» Work to do:
Nothing in the data should change when you return it, but leave the pictures out.

» Data segment:
--- BEGIN ---

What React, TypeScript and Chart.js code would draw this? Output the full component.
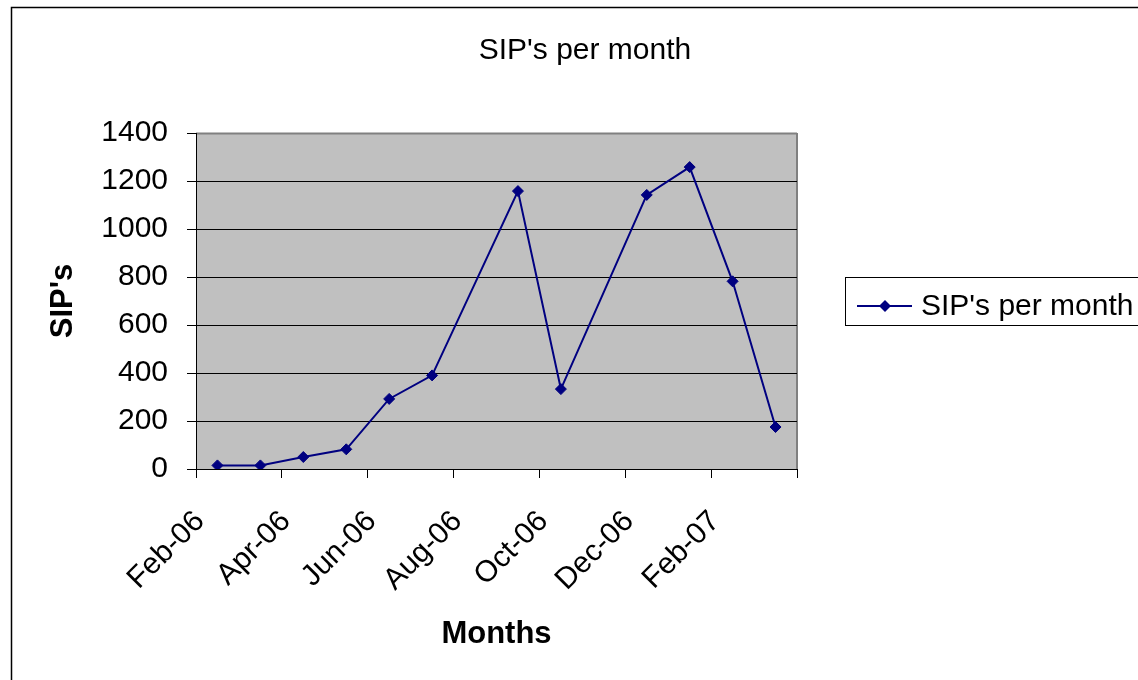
import React, { useEffect, useRef } from "react";
import { Chart, registerables } from "chart.js";

Chart.register(...registerables);

const chartTitle = "SIP's per month";
const seriesName = "SIP's per month";
const xAxisTitle = "Months";
const yAxisTitle = "SIP's";
const months = [
  "Feb-06", "Mar-06", "Apr-06", "May-06", "Jun-06", "Jul-06", "Aug-06",
  "Sep-06", "Oct-06", "Nov-06", "Dec-06", "Jan-07", "Feb-07", "Mar-07",
];
const sips: (number | null)[] = [15, 15, 50, 82, 292, 390, null, 1158, 333, null, 1142, 1258, 782, 175];
const yTicks = { min: 0, max: 1400, step: 200 };
const xLabelEvery = 2;

const FONT = "'Liberation Sans', Arial, sans-serif";
const NAVY = "#000080";

export default function App() {
  const ref = useRef<HTMLCanvasElement | null>(null);

  useEffect(() => {
    if (!ref.current) return;
    const points = months
      .map((m, i) => ({ x: i + 0.5, y: sips[i] }))
      .filter((p) => p.y !== null);

    const decor = {
      id: "decor",
      beforeDraw(chart: any) {
        const { ctx, chartArea: a } = chart;
        ctx.save();
        ctx.fillStyle = "#ffffff";
        ctx.fillRect(0, 0, chart.width, chart.height);
        ctx.fillStyle = "#C0C0C0";
        ctx.fillRect(a.left, a.top, a.right - a.left, a.bottom - a.top);
        ctx.strokeStyle = "#808080";
        ctx.lineWidth = 2;
        ctx.beginPath();
        ctx.moveTo(a.left, a.top + 0.5);
        ctx.lineTo(a.right, a.top + 0.5);
        ctx.moveTo(a.right, a.top);
        ctx.lineTo(a.right, a.bottom);
        ctx.stroke();
        ctx.restore();
      },
      afterDraw(chart: any) {
        const { ctx, chartArea: a } = chart;
        ctx.save();
        // outer chart border
        ctx.strokeStyle = "#000";
        ctx.lineWidth = 1.5;
        ctx.beginPath();
        ctx.moveTo(11.5, chart.height + 5);
        ctx.lineTo(11.5, 7.5);
        ctx.lineTo(chart.width + 5, 7.5);
        ctx.stroke();
        // title
        ctx.fillStyle = "#000";
        ctx.textAlign = "center";
        ctx.textBaseline = "alphabetic";
        ctx.font = `30px ${FONT}`;
        ctx.fillText(chartTitle, 585, 59);
        // x axis title
        ctx.font = `bold 31px ${FONT}`;
        ctx.fillText(xAxisTitle, (a.left + a.right) / 2, 643);
        // y axis title
        ctx.save();
        ctx.translate(72, (a.top + a.bottom) / 2);
        ctx.rotate(-Math.PI / 2);
        ctx.fillText(yAxisTitle, 0, 0);
        ctx.restore();
        // legend
        ctx.strokeStyle = "#000";
        ctx.lineWidth = 1;
        ctx.strokeRect(845.5, 277.5, 400, 48);
        ctx.strokeStyle = NAVY;
        ctx.lineWidth = 2;
        ctx.beginPath();
        ctx.moveTo(857, 306);
        ctx.lineTo(912, 306);
        ctx.stroke();
        ctx.fillStyle = NAVY;
        ctx.beginPath();
        ctx.moveTo(885, 300);
        ctx.lineTo(891, 306);
        ctx.lineTo(885, 312);
        ctx.lineTo(879, 306);
        ctx.closePath();
        ctx.fill();
        ctx.fillStyle = "#000";
        ctx.textAlign = "left";
        ctx.font = `30px ${FONT}`;
        ctx.fillText(seriesName, 921, 315);
        ctx.restore();
      },
    };

    const chart = new Chart(ref.current, {
      type: "line",
      data: {
        datasets: [
          {
            label: seriesName,
            data: points as any,
            borderColor: NAVY,
            backgroundColor: NAVY,
            borderWidth: 2,
            pointStyle: "rectRot",
            pointRadius: 5.5,
            pointBorderWidth: 1,
            pointBackgroundColor: NAVY,
            pointBorderColor: NAVY,
            spanGaps: true,
            tension: 0,
          },
        ],
      },
      options: {
        animation: false,
        responsive: false,
        layout: { padding: { left: 0, top: 133, right: 341, bottom: 0 } },
        plugins: {
          legend: { display: false },
          title: { display: false },
          tooltip: { enabled: false },
        },
        scales: {
          x: {
            type: "linear",
            min: 0,
            max: months.length,
            afterFit: (s: any) => {
              s.height = 211;
            },
            afterBuildTicks: (s: any) => {
              const t = [];
              for (let v = 0; v <= months.length; v += xLabelEvery) t.push({ value: v });
              s.ticks = t;
            },
            ticks: {
              autoSkip: false,
              maxRotation: 45,
              minRotation: 45,
              color: "#000",
              font: { family: FONT, size: 30 },
              padding: 26,
              labelOffset: 4,
              callback: (v: any) => (months[v] !== undefined ? months[v] : ""),
            },
            grid: {
              drawOnChartArea: false,
              drawTicks: true,
              tickLength: 9,
              color: "#000",
            },
            border: { display: true, color: "#000", width: 1 },
          },
          y: {
            min: yTicks.min,
            max: yTicks.max,
            afterFit: (s: any) => {
              s.width = 196;
            },
            ticks: {
              stepSize: yTicks.step,
              color: "#000",
              font: { family: FONT, size: 30 },
              padding: 19,
              callback: (v: any) => String(v),
            },
            grid: {
              color: (c: any) => (c.tick && c.tick.value === yTicks.max ? "#808080" : "#000"),
              tickColor: "#000",
              tickLength: 9,
              lineWidth: 1,
            },
            border: { display: true, color: "#000", width: 1 },
          },
        },
      },
      plugins: [decor],
    });
    return () => chart.destroy();
  }, []);

  return (
    <div style={{ position: "absolute", left: 0, top: 0, width: 1138, height: 680 }}>
      <canvas ref={ref} width={1138} height={680} style={{ display: "block" }} />
    </div>
  );
}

--- END ---

» Answer to this task:
What React, TypeScript and Chart.js code would draw this? Output the full component.
import React, { useEffect, useRef } from "react";
import { Chart, registerables } from "chart.js";

Chart.register(...registerables);

const chartTitle = "SIP's per month";
const seriesName = "SIP's per month";
const xAxisTitle = "Months";
const yAxisTitle = "SIP's";
const months = [
  "Feb-06", "Mar-06", "Apr-06", "May-06", "Jun-06", "Jul-06", "Aug-06",
  "Sep-06", "Oct-06", "Nov-06", "Dec-06", "Jan-07", "Feb-07", "Mar-07",
];
const sips: (number | null)[] = [15, 15, 50, 82, 292, 390, null, 1158, 333, null, 1142, 1258, 782, 175];
const yTicks = { min: 0, max: 1400, step: 200 };
const xLabelEvery = 2;

const FONT = "'Liberation Sans', Arial, sans-serif";
const NAVY = "#000080";

export default function App() {
  const ref = useRef<HTMLCanvasElement | null>(null);

  useEffect(() => {
    if (!ref.current) return;
    const points = months
      .map((m, i) => ({ x: i + 0.5, y: sips[i] }))
      .filter((p) => p.y !== null);

    const decor = {
      id: "decor",
      beforeDraw(chart: any) {
        const { ctx, chartArea: a } = chart;
        ctx.save();
        ctx.fillStyle = "#ffffff";
        ctx.fillRect(0, 0, chart.width, chart.height);
        ctx.fillStyle = "#C0C0C0";
        ctx.fillRect(a.left, a.top, a.right - a.left, a.bottom - a.top);
        ctx.strokeStyle = "#808080";
        ctx.lineWidth = 2;
        ctx.beginPath();
        ctx.moveTo(a.left, a.top + 0.5);
        ctx.lineTo(a.right, a.top + 0.5);
        ctx.moveTo(a.right, a.top);
        ctx.lineTo(a.right, a.bottom);
        ctx.stroke();
        ctx.restore();
      },
      afterDraw(chart: any) {
        const { ctx, chartArea: a } = chart;
        ctx.save();
        // outer chart border
        ctx.strokeStyle = "#000";
        ctx.lineWidth = 1.5;
        ctx.beginPath();
        ctx.moveTo(11.5, chart.height + 5);
        ctx.lineTo(11.5, 7.5);
        ctx.lineTo(chart.width + 5, 7.5);
        ctx.stroke();
        // title
        ctx.fillStyle = "#000";
        ctx.textAlign = "center";
        ctx.textBaseline = "alphabetic";
        ctx.font = `30px ${FONT}`;
        ctx.fillText(chartTitle, 585, 59);
        // x axis title
        ctx.font = `bold 31px ${FONT}`;
        ctx.fillText(xAxisTitle, (a.left + a.right) / 2, 643);
        // y axis title
        ctx.save();
        ctx.translate(72, (a.top + a.bottom) / 2);
        ctx.rotate(-Math.PI / 2);
        ctx.fillText(yAxisTitle, 0, 0);
        ctx.restore();
        // legend
        ctx.strokeStyle = "#000";
        ctx.lineWidth = 1;
        ctx.strokeRect(845.5, 277.5, 400, 48);
        ctx.strokeStyle = NAVY;
        ctx.lineWidth = 2;
        ctx.beginPath();
        ctx.moveTo(857, 306);
        ctx.lineTo(912, 306);
        ctx.stroke();
        ctx.fillStyle = NAVY;
        ctx.beginPath();
        ctx.moveTo(885, 300);
        ctx.lineTo(891, 306);
        ctx.lineTo(885, 312);
        ctx.lineTo(879, 306);
        ctx.closePath();
        ctx.fill();
        ctx.fillStyle = "#000";
        ctx.textAlign = "left";
        ctx.font = `30px ${FONT}`;
        ctx.fillText(seriesName, 921, 315);
        ctx.restore();
      },
    };

    const chart = new Chart(ref.current, {
      type: "line",
      data: {
        datasets: [
          {
            label: seriesName,
            data: points as any,
            borderColor: NAVY,
            backgroundColor: NAVY,
            borderWidth: 2,
            pointStyle: "rectRot",
            pointRadius: 5.5,
            pointBorderWidth: 1,
            pointBackgroundColor: NAVY,
            pointBorderColor: NAVY,
            spanGaps: true,
            tension: 0,
          },
        ],
      },
      options: {
        animation: false,
        responsive: false,
        layout: { padding: { left: 0, top: 133, right: 341, bottom: 0 } },
        plugins: {
          legend: { display: false },
          title: { display: false },
          tooltip: { enabled: false },
        },
        scales: {
          x: {
            type: "linear",
            min: 0,
            max: months.length,
            afterFit: (s: any) => {
              s.height = 211;
            },
            afterBuildTicks: (s: any) => {
              const t = [];
              for (let v = 0; v <= months.length; v += xLabelEvery) t.push({ value: v });
              s.ticks = t;
            },
            ticks: {
              autoSkip: false,
              maxRotation: 45,
              minRotation: 45,
              color: "#000",
              font: { family: FONT, size: 30 },
              padding: 26,
              labelOffset: 4,
              callback: (v: any) => (months[v] !== undefined ? months[v] : ""),
            },
            grid: {
              drawOnChartArea: false,
              drawTicks: true,
              tickLength: 9,
              color: "#000",
            },
            border: { display: true, color: "#000", width: 1 },
          },
          y: {
            min: yTicks.min,
            max: yTicks.max,
            afterFit: (s: any) => {
              s.width = 196;
            },
            ticks: {
              stepSize: yTicks.step,
              color: "#000",
              font: { family: FONT, size: 30 },
              padding: 19,
              callback: (v: any) => String(v),
            },
            grid: {
              color: (c: any) => (c.tick && c.tick.value === yTicks.max ? "#808080" : "#000"),
              tickColor: "#000",
              tickLength: 9,
              lineWidth: 1,
            },
            border: { display: true, color: "#000", width: 1 },
          },
        },
      },
      plugins: [decor],
    });
    return () => chart.destroy();
  }, []);

  return (
    <div style={{ position: "absolute", left: 0, top: 0, width: 1138, height: 680 }}>
      <canvas ref={ref} width={1138} height={680} style={{ display: "block" }} />
    </div>
  );
}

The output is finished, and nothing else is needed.